* DATA LINES *
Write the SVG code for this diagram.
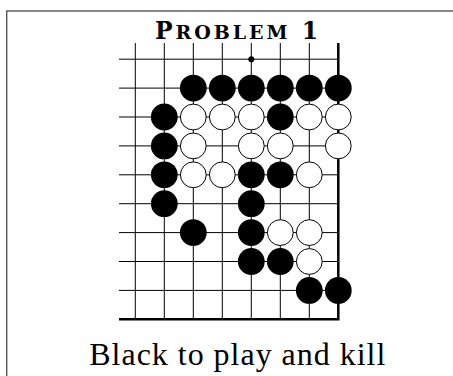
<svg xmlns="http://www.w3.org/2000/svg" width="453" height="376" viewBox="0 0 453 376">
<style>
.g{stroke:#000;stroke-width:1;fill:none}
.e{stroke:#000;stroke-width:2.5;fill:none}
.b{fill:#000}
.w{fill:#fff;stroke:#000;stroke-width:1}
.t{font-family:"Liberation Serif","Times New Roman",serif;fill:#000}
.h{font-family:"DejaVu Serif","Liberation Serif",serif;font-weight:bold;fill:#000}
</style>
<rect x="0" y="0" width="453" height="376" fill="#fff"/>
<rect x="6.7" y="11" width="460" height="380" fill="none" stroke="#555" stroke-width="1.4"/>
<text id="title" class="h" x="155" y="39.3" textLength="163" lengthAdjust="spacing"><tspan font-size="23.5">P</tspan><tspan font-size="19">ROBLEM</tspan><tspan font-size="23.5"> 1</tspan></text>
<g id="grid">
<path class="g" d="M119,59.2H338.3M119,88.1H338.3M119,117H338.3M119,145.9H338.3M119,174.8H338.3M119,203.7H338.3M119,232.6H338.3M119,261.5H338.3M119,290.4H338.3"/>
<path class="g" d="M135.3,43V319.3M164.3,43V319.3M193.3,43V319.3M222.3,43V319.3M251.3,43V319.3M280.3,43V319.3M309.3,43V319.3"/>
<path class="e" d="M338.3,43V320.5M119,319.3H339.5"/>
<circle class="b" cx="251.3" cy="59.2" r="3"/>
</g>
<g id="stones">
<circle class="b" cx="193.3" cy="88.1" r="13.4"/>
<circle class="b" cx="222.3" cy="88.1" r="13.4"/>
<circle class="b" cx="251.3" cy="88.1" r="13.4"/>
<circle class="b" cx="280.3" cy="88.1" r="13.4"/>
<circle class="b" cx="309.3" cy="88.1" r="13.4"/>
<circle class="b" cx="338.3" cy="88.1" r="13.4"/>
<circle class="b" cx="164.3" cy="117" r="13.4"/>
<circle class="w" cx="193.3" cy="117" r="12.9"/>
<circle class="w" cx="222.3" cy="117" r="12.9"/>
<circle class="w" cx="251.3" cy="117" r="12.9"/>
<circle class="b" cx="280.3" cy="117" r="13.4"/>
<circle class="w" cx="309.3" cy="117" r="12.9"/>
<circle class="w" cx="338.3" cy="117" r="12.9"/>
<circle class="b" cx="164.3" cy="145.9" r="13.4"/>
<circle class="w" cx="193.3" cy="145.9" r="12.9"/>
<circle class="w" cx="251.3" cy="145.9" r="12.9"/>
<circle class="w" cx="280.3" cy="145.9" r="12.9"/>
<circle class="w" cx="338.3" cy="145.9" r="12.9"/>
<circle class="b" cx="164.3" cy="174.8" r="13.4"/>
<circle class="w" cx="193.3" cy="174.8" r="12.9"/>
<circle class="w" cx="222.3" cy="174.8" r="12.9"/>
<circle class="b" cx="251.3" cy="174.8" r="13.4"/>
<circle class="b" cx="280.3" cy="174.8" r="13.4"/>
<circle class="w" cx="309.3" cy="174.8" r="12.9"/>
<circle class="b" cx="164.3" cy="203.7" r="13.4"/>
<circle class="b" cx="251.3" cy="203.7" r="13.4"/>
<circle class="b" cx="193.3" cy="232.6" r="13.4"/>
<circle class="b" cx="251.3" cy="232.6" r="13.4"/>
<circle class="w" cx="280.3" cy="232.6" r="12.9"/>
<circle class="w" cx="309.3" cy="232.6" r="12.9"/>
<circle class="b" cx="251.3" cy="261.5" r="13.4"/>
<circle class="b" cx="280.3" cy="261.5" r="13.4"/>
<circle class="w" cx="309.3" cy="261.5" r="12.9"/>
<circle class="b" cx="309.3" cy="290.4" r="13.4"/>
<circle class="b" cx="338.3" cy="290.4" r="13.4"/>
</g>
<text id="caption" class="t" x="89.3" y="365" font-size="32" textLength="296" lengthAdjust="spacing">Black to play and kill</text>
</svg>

* THE TASK *
Copy the material shown above in full and exactly. Skip the pictures.

* SOLUTION TO THIS TASK *
Write the SVG code for this diagram.
<svg xmlns="http://www.w3.org/2000/svg" width="453" height="376" viewBox="0 0 453 376">
<style>
.g{stroke:#000;stroke-width:1;fill:none}
.e{stroke:#000;stroke-width:2.5;fill:none}
.b{fill:#000}
.w{fill:#fff;stroke:#000;stroke-width:1}
.t{font-family:"Liberation Serif","Times New Roman",serif;fill:#000}
.h{font-family:"DejaVu Serif","Liberation Serif",serif;font-weight:bold;fill:#000}
</style>
<rect x="0" y="0" width="453" height="376" fill="#fff"/>
<rect x="6.7" y="11" width="460" height="380" fill="none" stroke="#555" stroke-width="1.4"/>
<text id="title" class="h" x="155" y="39.3" textLength="163" lengthAdjust="spacing"><tspan font-size="23.5">P</tspan><tspan font-size="19">ROBLEM</tspan><tspan font-size="23.5"> 1</tspan></text>
<g id="grid">
<path class="g" d="M119,59.2H338.3M119,88.1H338.3M119,117H338.3M119,145.9H338.3M119,174.8H338.3M119,203.7H338.3M119,232.6H338.3M119,261.5H338.3M119,290.4H338.3"/>
<path class="g" d="M135.3,43V319.3M164.3,43V319.3M193.3,43V319.3M222.3,43V319.3M251.3,43V319.3M280.3,43V319.3M309.3,43V319.3"/>
<path class="e" d="M338.3,43V320.5M119,319.3H339.5"/>
<circle class="b" cx="251.3" cy="59.2" r="3"/>
</g>
<g id="stones">
<circle class="b" cx="193.3" cy="88.1" r="13.4"/>
<circle class="b" cx="222.3" cy="88.1" r="13.4"/>
<circle class="b" cx="251.3" cy="88.1" r="13.4"/>
<circle class="b" cx="280.3" cy="88.1" r="13.4"/>
<circle class="b" cx="309.3" cy="88.1" r="13.4"/>
<circle class="b" cx="338.3" cy="88.1" r="13.4"/>
<circle class="b" cx="164.3" cy="117" r="13.4"/>
<circle class="w" cx="193.3" cy="117" r="12.9"/>
<circle class="w" cx="222.3" cy="117" r="12.9"/>
<circle class="w" cx="251.3" cy="117" r="12.9"/>
<circle class="b" cx="280.3" cy="117" r="13.4"/>
<circle class="w" cx="309.3" cy="117" r="12.9"/>
<circle class="w" cx="338.3" cy="117" r="12.9"/>
<circle class="b" cx="164.3" cy="145.9" r="13.4"/>
<circle class="w" cx="193.3" cy="145.9" r="12.9"/>
<circle class="w" cx="251.3" cy="145.9" r="12.9"/>
<circle class="w" cx="280.3" cy="145.9" r="12.9"/>
<circle class="w" cx="338.3" cy="145.9" r="12.9"/>
<circle class="b" cx="164.3" cy="174.8" r="13.4"/>
<circle class="w" cx="193.3" cy="174.8" r="12.9"/>
<circle class="w" cx="222.3" cy="174.8" r="12.9"/>
<circle class="b" cx="251.3" cy="174.8" r="13.4"/>
<circle class="b" cx="280.3" cy="174.8" r="13.4"/>
<circle class="w" cx="309.3" cy="174.8" r="12.9"/>
<circle class="b" cx="164.3" cy="203.7" r="13.4"/>
<circle class="b" cx="251.3" cy="203.7" r="13.4"/>
<circle class="b" cx="193.3" cy="232.6" r="13.4"/>
<circle class="b" cx="251.3" cy="232.6" r="13.4"/>
<circle class="w" cx="280.3" cy="232.6" r="12.9"/>
<circle class="w" cx="309.3" cy="232.6" r="12.9"/>
<circle class="b" cx="251.3" cy="261.5" r="13.4"/>
<circle class="b" cx="280.3" cy="261.5" r="13.4"/>
<circle class="w" cx="309.3" cy="261.5" r="12.9"/>
<circle class="b" cx="309.3" cy="290.4" r="13.4"/>
<circle class="b" cx="338.3" cy="290.4" r="13.4"/>
</g>
<text id="caption" class="t" x="89.3" y="365" font-size="32" textLength="296" lengthAdjust="spacing">Black to play and kill</text>
</svg>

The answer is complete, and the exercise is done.